Читать «Океан времени» онлайн - страница 314

Николай Авдеевич Оцуп

Их присутствие здесь, среди нас, было чрезвычайно важно, главным образом для подрастающего поколения. Они привезли с собой как бы воздух Петербурга, без которого, наверно, не было бы ни «Чисел», ни многого другого, что позволило нам пережить ждавшие нас здесь испытания и не потерять лицо. Но главный инициатор и вдохновитель журнала — Николай Оцуп поставил себе задачу не из легких.

Не говоря уже о материальной стороне дела, о средствах на издание, достать которые тогда было, пожалуй, не легче, чем теперь, и о связанных с этим уступках и компромиссах, идеологическая цель казалась в иные минуты недостижимой.

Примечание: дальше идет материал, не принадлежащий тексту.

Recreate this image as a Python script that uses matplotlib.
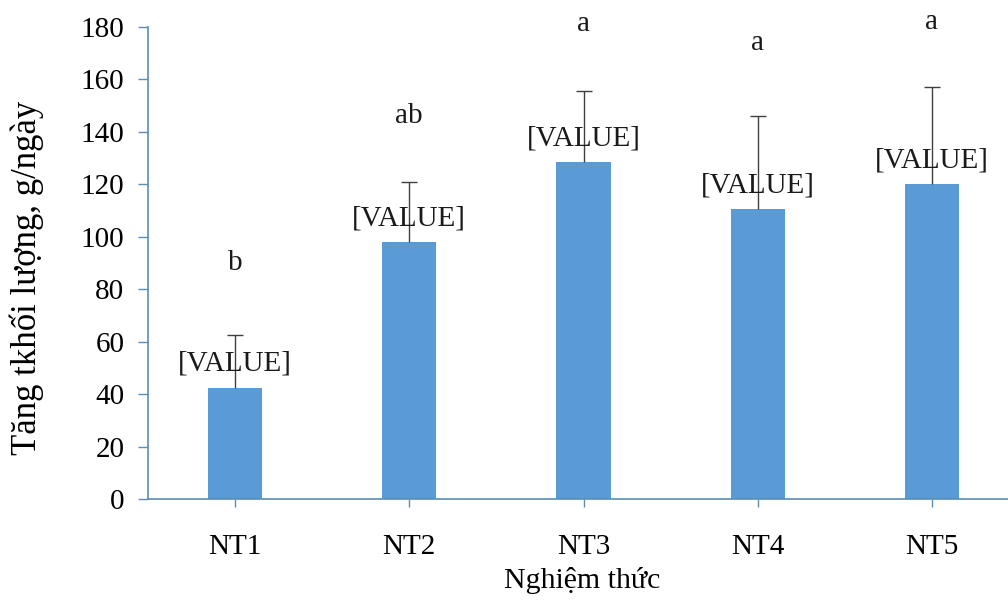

Оцуп хотел установить преемственность между культурой петербургского периода и новым поколением, но так, чтобы усваивалась не мертвая академическая форма, а неугасимый творческий дух. Он окружил себя плеядой писателей, художников и поэтов самых разнообразных направлений от Юрия Фельзена до Бориса Поплавского. Но свою роль он не ограничивал только ролью редактора-организатора, он был и педагог. Он принадлежал к числу тех поэтов, у которых возможно поэтическое потомство.

Было у него еще и другое близкое его сердцу дело: соединение лучших представителей русской и французской культуры. <…>

В последний раз я его видел осенью 1957 г., у него в Saint Mande. Он был уже болен, и я знал, что серьезно. Мы говорили о стихах и о З. Гиппиус, которую он любил и считал замечательным поэтом. Он мне читал свои стихи об Антихристе, и я подумал, что это сейчас один из немногих, с кем можно на эту тему говорить.

Потом он пошел меня провожать. Было сыро, темно и грустно. Мы расстались у метро. После этого я встречал его мельком еще раза два. В последний раз на Rue Daru, на панихиде по Георгии Иванове. Я к нему подошел и выразил сожаление, что мы так редко видимся.

Теперь поздно! — сказал он и, махнув рукой, отошел и затерялся в толпе» (Возрождение. 1959. № 86. С. 136–140).

Адамович Георгий Викторович (1892–1974) — спустя три года после смерти Оцупа посвятил ему очерк: «С Николаем Оцупом связаны у меня воспоминания, восходящие к ранней молодости. Воспоминания почти бесчисленные, хотя и разрозненные.

Оцуп появился в Петербурге года за два до революции. Приехал он из Парижа, где учился в Сорбонне, и вызван был, если не ошибаюсь, по делам, связанным с воинской повинностью. Помню статного, крепкого, розовощекого молодого человека с чем-то спортивным в выправке, подчеркнуто вежливого и корректного, даже несколько «подтянутого». Помню и свой первый, рассеянно-небрежный вопрос, к нему обращенный:

Вы, кажется, тоже поэт? И его ответ, в суховатой сдержанности которого чувствовалось не столько смущение или даже обида на мое «кажется», сколько неловкость от слишком легкого употребления слова «поэт», да еще с прибавкой «тоже»:

— Да, я пишу стихи. <…>

Ясно было сразу, что Оцуп — очень даровитый поэт, даровитый по- настоящему, без той импровизационной беззаботности, которая нередко выдается и большей частью с успехом сходит за «Божью милость», за «крылья», за «моцартианство». Но сразу же можно было почувствовать и то, что его сдержанность, его напряженность в общении с людьми, непроизвольная его величавость — черты, которые, углубившись и развившись, должны наложить особый отпечаток на его поэзию. Оцуп не был легким человеком, не стал он и поэтом легким. При несомненном наличии сильного и звонкого поэтического голоса он не соблазнился дешевой певучестью стиха, и если в его поэзии музыка и осталась, то музыка суровая и жесткая, как бы прошедшая через многие воздвигнутые ей препятствия. Но препятствия он воздвигал себе и в жизни, и чем пристальнее я вглядывался в Оцупа как человека, тем очевиднее мне становилась органичность его творчества» (Рус. мысль. 1962. 18 янв.).